Chicago. The opening race of the Chase. Sixteen drivers would continue the quest, one very likely locking his way into the next round, some setting themselves up with fine starts while others…not so much. So much to watch for, so much at stake, but would all this a good race make?
Damn right it would. Brilliant pit strategy, some luck, a flat tire, and a lot of air time for a sponsor highlighted the affair. It all started with a spin by Denny Hamlin on just the second lap. He was down low, so low A.J. Allmendinger did not see him and cut down in front, making both burn off some rubber. For Hamlin, it meant a drop from 23rd to dead last.
That is where his adventure began. One hundred sixteen laps of green followed and by the time a caution did fall, Hamlin, Carl Edwards, Paul Menard, and Jamie McMurray were all a lap down; Clint Bowyer two in the depths. Time to roll the dice, as both Hamlin and Edwards took the wave around and hoped. They got what they wished for shortly after when Austin Dillon’s promising night went away with the bang of a tire and a wall that was not very gentle. With that, the two gamblers were back on the lead lap.
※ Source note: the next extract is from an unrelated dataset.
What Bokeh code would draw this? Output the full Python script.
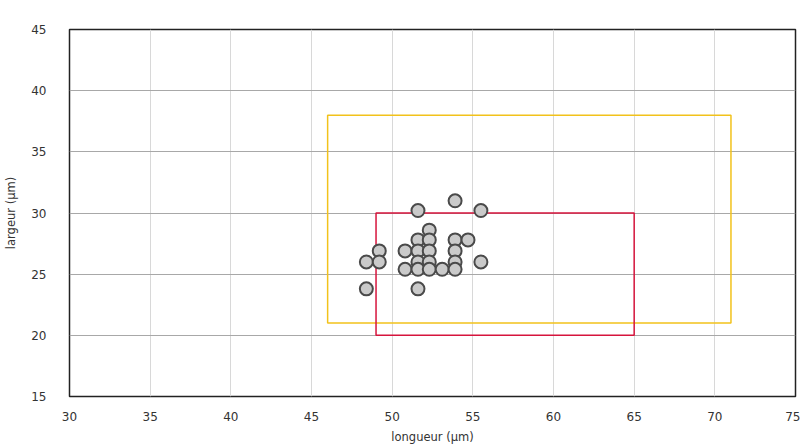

By the time they were down to the final 70 laps, both were in the Top Ten, and with under 10 to go a debris caution gave the crew chiefs one more chance to strategize. Dave Rogers left Hamlin out to start among the Top Five while Edwards came in for fresh Goodyears. Not much difference between them, though Hamlin did beat his Joe Gibbs Racing teammate to the line, to claim a place in the next round of the Chase that begins at Charlotte in October.
Kevin Harvick did not live up to his nickname, as Happy was not with Jimmie Johnson. Six-Time got an unwanted push on a re-start from Joey Logano that powered him down to the apron and beside the defending champ. Johnson tried to move back up, Harvick denied him, and the cars touched. Smoke came bellowing from the left rear of Harvick’s auto, then let go three laps later, to leave him 42nd on the night. Later in the garage, he showed his displeasure with Johnson, who finished 11th. As for Logano, he finished an angelic sixth.
Jeff Gordon was in the 788th race of his Cup career, an unbroken string going back to the final race of 1992. You might remember that his debut also marked the final race of Richard Petty’s career. It also tied Gordon with Ricky Rudd for most consecutive races, a record that should be topped this Sunday in New Hampshire.
Some thought Gordon jumped a restart just past the mid-point of the race to leave Kyle Busch behind. With the idea of drivers policing themselves finally abandoned, it was judged that Gordon did not so much accelerate away, but that Busch had slowed down coming to the line. The review went in Gordon’s favor.
Gordon led for 41 laps, Martin Truex Jr. for 39, and Kurt Busch, who finished third, was the point man for 37 circuits. However, the dominant car for most of it was the M&M Crispy Toyota of Kyle Busch. He led four times for 121 laps, but he melted over the final 50 to come home in ninth.
All but one came home in decent shape, with six points the biggest deficit to be overcome among them. Harvick, on the other hand, is 43 away. Eleven current Chasers have won in New Hampshire in the past, Hamlin among them. So is Harvick. Once. In 2006. I would expect him to go for broke when they break loose in Loudon this weekend.